Source records
-- -- --

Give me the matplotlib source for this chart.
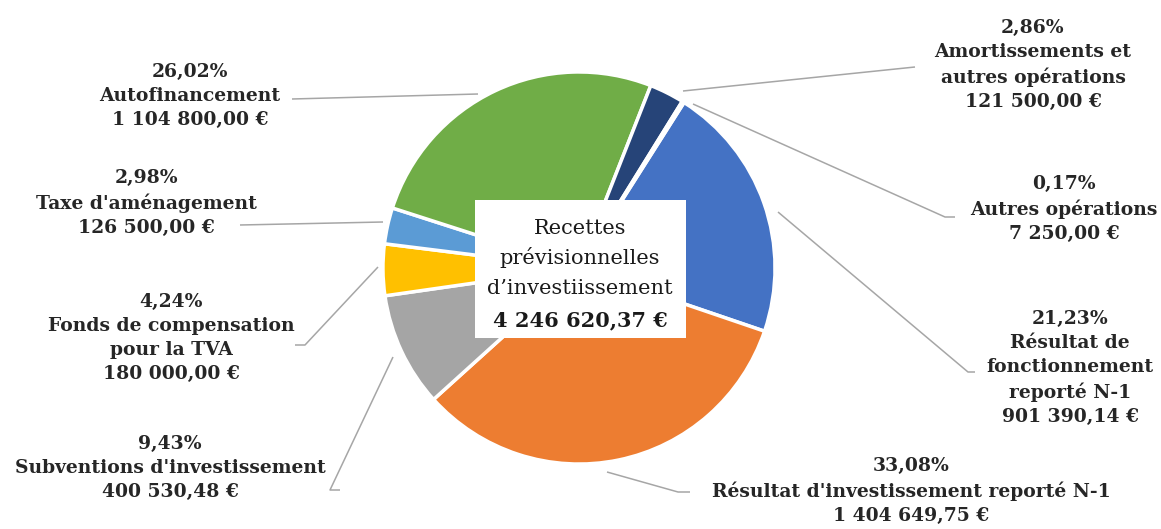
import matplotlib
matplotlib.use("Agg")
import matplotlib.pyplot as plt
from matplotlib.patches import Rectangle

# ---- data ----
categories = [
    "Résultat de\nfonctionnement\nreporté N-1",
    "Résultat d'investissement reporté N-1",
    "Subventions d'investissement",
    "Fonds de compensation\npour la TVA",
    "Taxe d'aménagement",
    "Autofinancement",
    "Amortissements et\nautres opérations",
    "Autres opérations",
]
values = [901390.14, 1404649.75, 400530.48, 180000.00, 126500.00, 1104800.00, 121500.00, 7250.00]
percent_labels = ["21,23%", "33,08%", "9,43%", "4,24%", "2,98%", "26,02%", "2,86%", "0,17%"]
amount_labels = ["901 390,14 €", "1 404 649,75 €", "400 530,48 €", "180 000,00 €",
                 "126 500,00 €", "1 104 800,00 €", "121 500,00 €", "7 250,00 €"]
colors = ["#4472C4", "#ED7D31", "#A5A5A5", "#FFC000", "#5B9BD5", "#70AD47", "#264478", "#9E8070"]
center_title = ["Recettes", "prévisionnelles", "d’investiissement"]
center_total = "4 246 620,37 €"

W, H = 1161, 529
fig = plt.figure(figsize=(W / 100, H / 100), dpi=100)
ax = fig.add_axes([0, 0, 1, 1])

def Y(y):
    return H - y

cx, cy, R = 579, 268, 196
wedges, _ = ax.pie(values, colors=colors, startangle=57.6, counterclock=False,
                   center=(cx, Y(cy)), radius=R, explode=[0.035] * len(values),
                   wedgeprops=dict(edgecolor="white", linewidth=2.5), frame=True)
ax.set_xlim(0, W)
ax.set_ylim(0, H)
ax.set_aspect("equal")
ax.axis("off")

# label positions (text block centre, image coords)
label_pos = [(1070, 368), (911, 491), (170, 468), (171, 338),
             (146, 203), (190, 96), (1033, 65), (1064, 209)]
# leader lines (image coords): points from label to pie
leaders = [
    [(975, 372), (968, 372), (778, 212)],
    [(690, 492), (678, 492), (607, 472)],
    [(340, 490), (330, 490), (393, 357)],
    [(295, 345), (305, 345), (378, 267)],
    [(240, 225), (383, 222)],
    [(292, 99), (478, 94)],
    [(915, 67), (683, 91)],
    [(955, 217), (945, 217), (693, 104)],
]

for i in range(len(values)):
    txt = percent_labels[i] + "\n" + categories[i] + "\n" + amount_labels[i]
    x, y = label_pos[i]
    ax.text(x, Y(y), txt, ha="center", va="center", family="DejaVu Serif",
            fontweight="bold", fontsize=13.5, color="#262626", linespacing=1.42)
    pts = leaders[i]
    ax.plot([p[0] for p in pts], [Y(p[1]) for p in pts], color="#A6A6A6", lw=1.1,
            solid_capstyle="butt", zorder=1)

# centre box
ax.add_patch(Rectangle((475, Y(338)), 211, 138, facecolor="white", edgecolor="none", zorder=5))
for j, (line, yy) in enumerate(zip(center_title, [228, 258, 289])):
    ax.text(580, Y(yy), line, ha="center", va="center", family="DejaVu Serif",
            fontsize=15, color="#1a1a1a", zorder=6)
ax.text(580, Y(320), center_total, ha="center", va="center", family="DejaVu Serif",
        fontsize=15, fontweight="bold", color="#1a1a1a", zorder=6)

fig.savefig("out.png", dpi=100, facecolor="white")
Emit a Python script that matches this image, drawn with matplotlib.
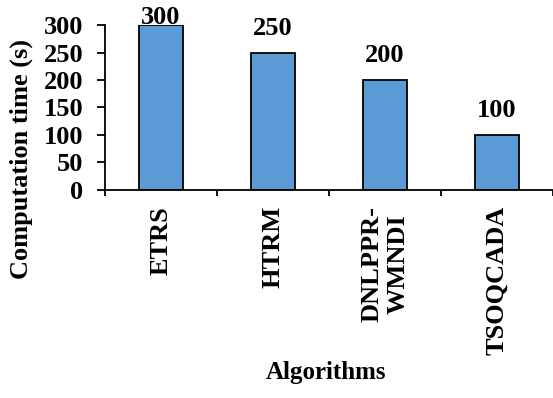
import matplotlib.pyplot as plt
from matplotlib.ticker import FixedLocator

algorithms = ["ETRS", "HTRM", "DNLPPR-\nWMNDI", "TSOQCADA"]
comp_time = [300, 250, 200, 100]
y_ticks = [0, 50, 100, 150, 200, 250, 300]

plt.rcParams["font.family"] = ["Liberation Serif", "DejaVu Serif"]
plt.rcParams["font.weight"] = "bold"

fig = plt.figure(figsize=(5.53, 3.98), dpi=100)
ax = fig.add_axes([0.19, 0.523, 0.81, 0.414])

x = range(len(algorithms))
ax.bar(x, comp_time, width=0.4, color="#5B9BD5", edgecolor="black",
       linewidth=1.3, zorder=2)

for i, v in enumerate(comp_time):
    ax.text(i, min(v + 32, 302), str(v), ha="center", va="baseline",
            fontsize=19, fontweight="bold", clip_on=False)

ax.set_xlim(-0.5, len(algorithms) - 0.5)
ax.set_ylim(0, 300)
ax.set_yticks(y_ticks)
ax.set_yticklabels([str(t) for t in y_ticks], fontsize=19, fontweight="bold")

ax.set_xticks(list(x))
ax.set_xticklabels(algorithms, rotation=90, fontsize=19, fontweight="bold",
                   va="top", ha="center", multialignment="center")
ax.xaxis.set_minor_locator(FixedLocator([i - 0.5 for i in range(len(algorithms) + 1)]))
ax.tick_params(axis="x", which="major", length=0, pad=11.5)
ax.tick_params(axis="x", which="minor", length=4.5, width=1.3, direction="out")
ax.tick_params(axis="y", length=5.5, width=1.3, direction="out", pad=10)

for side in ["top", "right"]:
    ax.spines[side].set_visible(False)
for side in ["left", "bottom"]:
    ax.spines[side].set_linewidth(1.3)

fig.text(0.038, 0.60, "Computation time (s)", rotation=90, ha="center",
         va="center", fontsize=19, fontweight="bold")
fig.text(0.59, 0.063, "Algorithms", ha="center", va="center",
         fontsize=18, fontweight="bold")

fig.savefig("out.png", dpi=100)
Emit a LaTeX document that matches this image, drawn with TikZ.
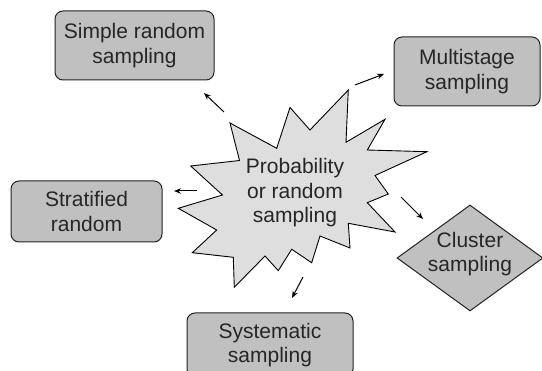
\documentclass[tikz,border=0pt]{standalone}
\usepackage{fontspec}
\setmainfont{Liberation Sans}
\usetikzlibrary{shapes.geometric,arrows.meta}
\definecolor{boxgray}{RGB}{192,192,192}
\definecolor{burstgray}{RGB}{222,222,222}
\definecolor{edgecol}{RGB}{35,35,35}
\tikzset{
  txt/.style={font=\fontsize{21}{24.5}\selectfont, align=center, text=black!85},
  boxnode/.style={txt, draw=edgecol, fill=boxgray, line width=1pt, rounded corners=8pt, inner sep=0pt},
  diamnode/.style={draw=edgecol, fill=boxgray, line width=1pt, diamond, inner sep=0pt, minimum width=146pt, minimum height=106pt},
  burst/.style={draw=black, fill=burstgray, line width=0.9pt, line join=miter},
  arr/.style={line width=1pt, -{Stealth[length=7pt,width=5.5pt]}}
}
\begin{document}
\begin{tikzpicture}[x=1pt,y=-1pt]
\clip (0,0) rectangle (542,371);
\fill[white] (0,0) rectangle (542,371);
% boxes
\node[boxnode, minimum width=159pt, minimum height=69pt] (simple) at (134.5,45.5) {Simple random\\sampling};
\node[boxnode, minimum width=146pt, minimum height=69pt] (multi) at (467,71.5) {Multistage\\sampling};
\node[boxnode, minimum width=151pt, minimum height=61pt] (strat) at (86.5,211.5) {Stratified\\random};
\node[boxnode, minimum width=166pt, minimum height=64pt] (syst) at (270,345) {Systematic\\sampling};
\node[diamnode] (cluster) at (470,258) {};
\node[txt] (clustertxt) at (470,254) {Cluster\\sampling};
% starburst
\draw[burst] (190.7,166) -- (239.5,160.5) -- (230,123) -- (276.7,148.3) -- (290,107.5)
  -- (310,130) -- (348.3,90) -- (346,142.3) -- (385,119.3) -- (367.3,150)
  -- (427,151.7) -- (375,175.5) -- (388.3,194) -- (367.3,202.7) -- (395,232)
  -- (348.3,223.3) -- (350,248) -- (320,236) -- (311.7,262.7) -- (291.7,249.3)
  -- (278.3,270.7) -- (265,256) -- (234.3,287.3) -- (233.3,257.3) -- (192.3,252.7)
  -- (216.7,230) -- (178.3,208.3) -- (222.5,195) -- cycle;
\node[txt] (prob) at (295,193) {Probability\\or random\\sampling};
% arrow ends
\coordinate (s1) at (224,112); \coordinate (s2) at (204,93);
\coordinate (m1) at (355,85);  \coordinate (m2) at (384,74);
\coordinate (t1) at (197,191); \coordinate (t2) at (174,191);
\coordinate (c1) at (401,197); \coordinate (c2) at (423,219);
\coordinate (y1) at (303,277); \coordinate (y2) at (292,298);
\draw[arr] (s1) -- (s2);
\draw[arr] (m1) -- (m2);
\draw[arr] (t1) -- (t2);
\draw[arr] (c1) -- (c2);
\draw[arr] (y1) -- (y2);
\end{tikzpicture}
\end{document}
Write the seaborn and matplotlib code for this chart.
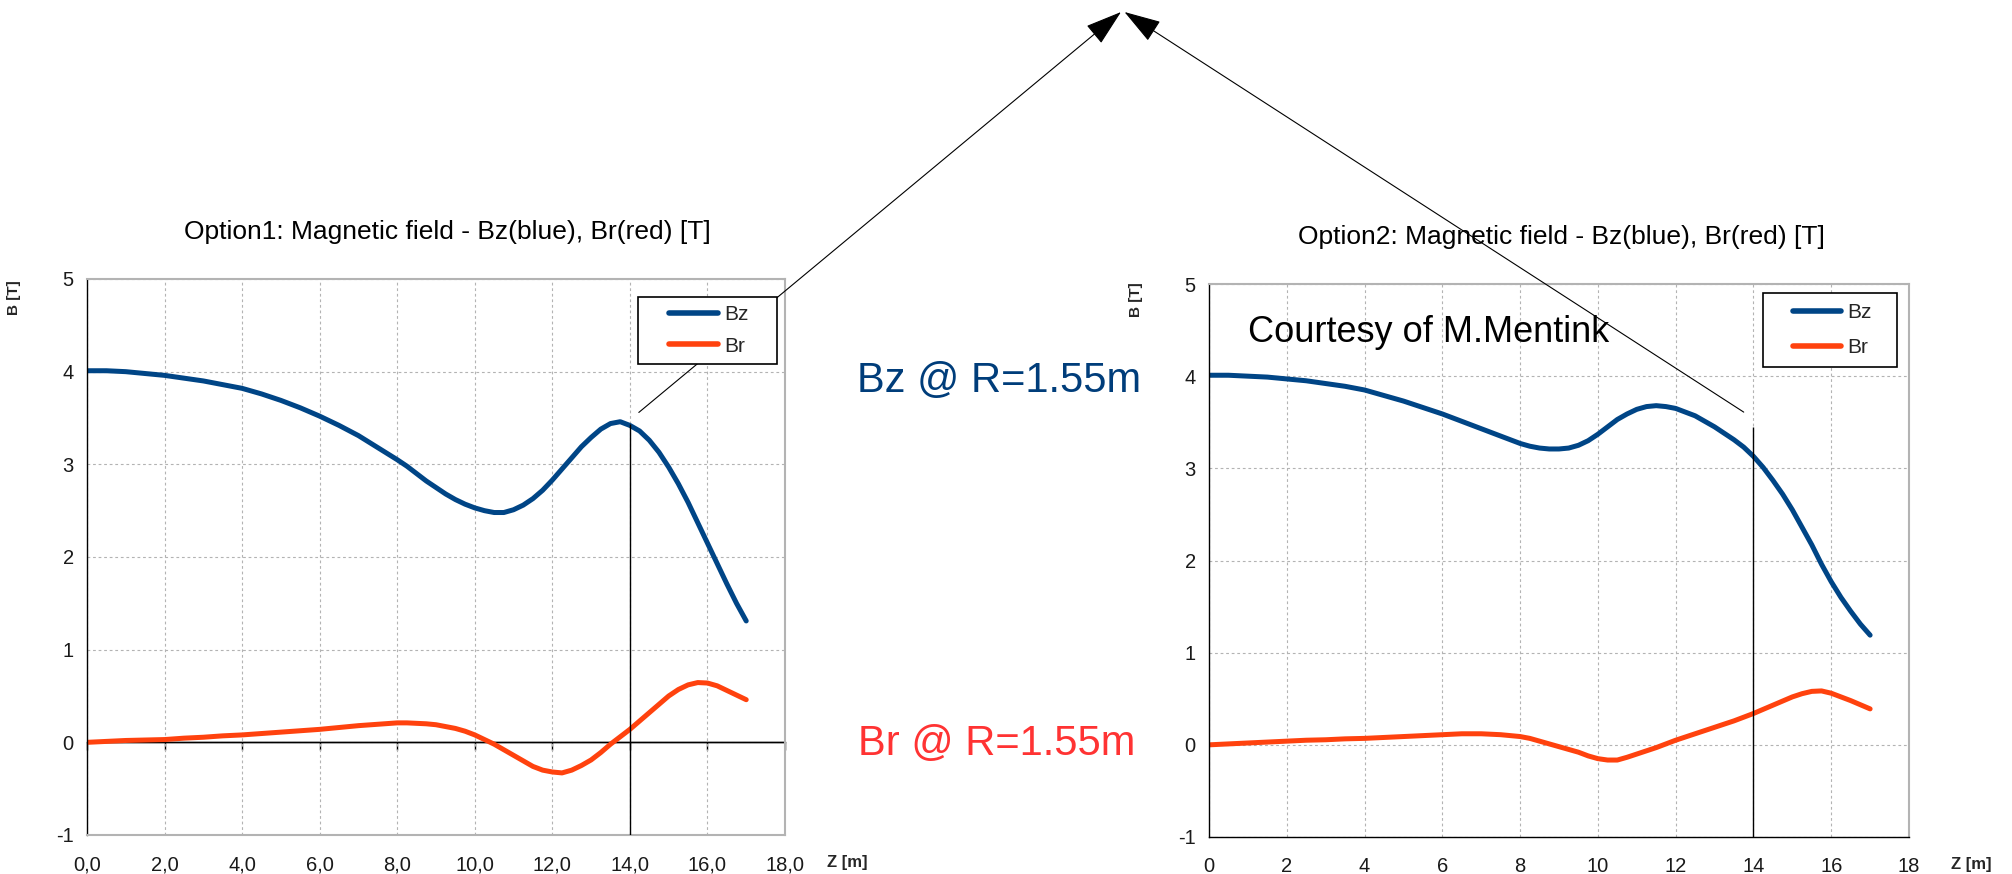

-- -- --

Write out the lines running from the one that contains "Emit a Python" through the one that contains "ax = fig.add_axes([0.19, 0.523, 0.81, 0.414])", ends included, and nothing else. Pictures stay out of the copy.

Emit a Python script that matches this image, drawn with matplotlib.
import matplotlib.pyplot as plt
from matplotlib.ticker import FixedLocator

algorithms = ["ETRS", "HTRM", "DNLPPR-\nWMNDI", "TSOQCADA"]
comp_time = [300, 250, 200, 100]
y_ticks = [0, 50, 100, 150, 200, 250, 300]

plt.rcParams["font.family"] = ["Liberation Serif", "DejaVu Serif"]
plt.rcParams["font.weight"] = "bold"

fig = plt.figure(figsize=(5.53, 3.98), dpi=100)
ax = fig.add_axes([0.19, 0.523, 0.81, 0.414])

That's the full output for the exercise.